Même si les progrès des connaissances sur la communication animale remettent en question certaines affirmations d’Aristote, le présupposé anthropocentrique dont il fait état reste valable pour l’ensemble des théories politiques traditionnelles, qu’elles relèvent du naturalisme ou du contractualisme politique qui a émergé au xviie siècle, selon lequel les associations politiques résultent d’un contrat qui fait sortir les contractants d’un état de nature apolitique antérieur. Ce n’est que très récemment, par exemple avec Zoopolis. A Political Theory of Animal Rights de Sue Donaldson et Will Kymlicka que la possibilité d’un contrat étendu aux animaux a été sérieusement prise en considération, les auteurs partant du même constat que nous, qui est en fait déjà celui d’Aristote :
La présupposition de la plupart des théories politiques occidentales contemporaines courantes est que la communauté de la justice est coextensive à la communauté des êtres humains. (…) pourquoi juste les humains44 ?
Mais, alors que chez Aristote il s’agit juste d’un constat à brièvement expliquer avant de passer au propos principal qui consiste à examiner le fonctionnement des ensembles politiques, le propos de Zoopolis est justement de contester le bien-fondé de l’exclusion des animaux de la communauté politique, en souscrivant notamment à la théorie du droit des animaux selon laquelle les droits de l’homme « sont dus à tous les êtres conscients ou sentients, humains ou animaux »45.

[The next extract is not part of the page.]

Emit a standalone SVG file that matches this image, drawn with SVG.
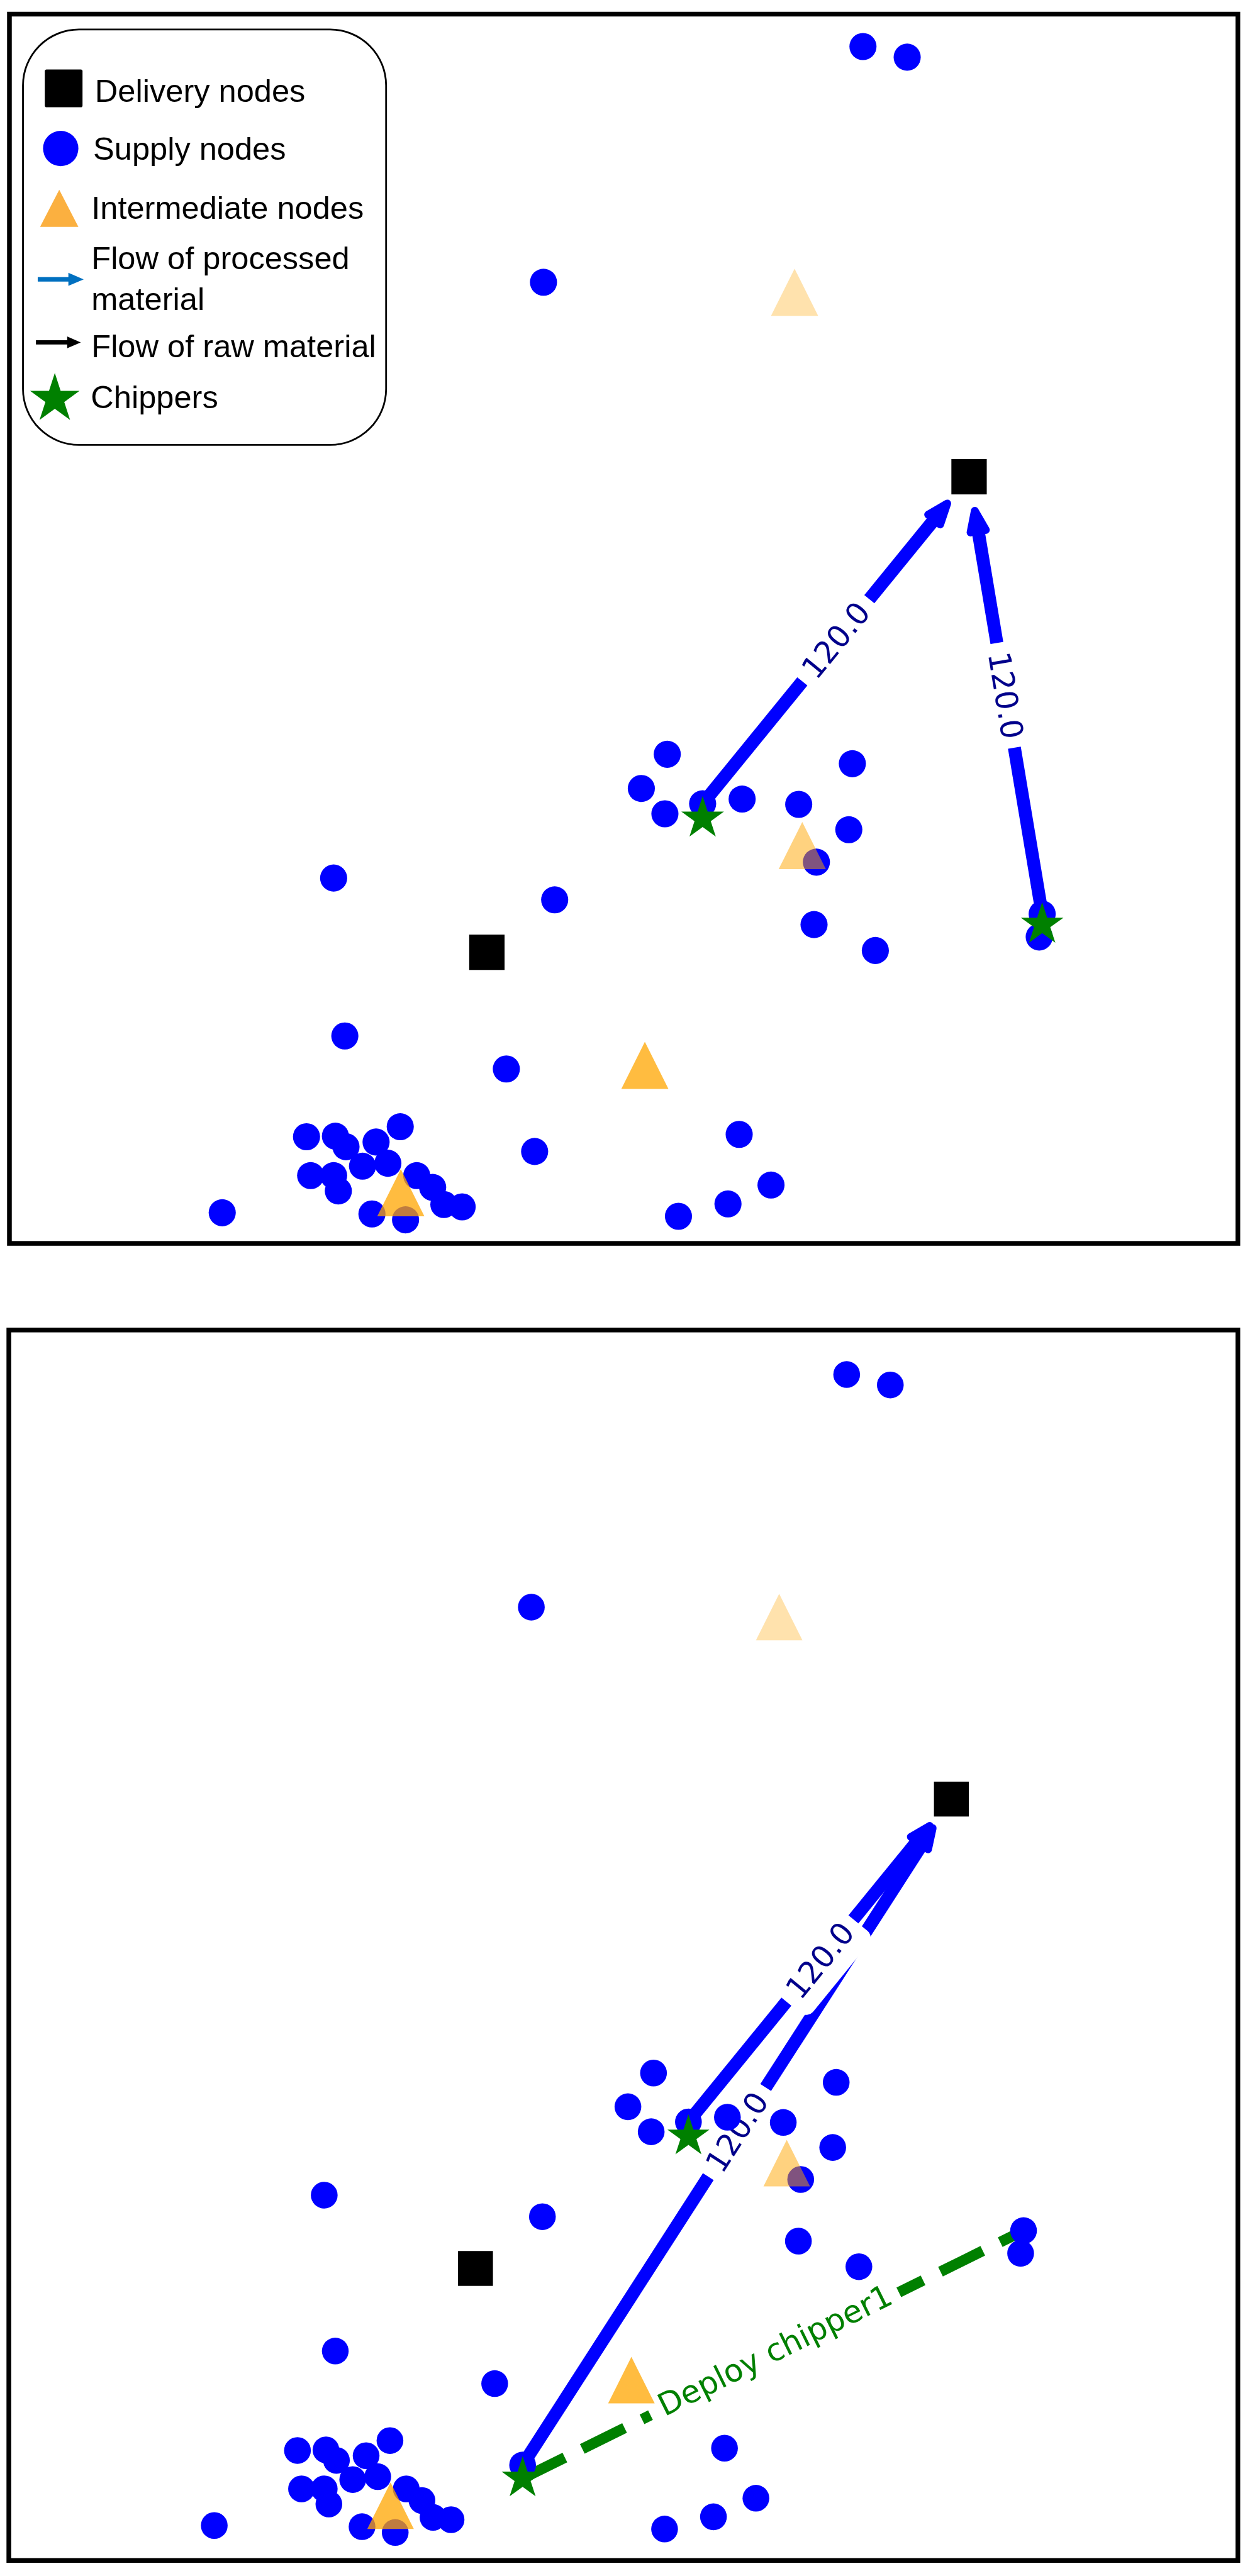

Dans la première section de leur deuxième chapitre intitulée « Animal Selves », les auteurs examinent différents arguments utilisés pour contester cette extension, en particulier les arguments selon lesquels les droits inviolables ne sont dus qu’aux personnes, conformément à l’hypothèse selon laquelle les personnes seraient dotées d’une capacité supplémentaire au fait d’être sentient qui justifierait qu’elles soient seules bénéficiaires de ce genre de droits. Pour déterminer la nature de cette capacité spécifique, des arguments qui remontent en fait à Aristote (sans qu’il ne soit jamais cité dans cette section, ou pour autant que je puisse dire ailleurs dans le livre) sont mentionnés :
Certains en appellent au langage, d’autres à la capacité de raisonnement abstrait ou de planification à long terme, d’autres encore en appellent à la capacité de culture ou de conclure des accords moraux46.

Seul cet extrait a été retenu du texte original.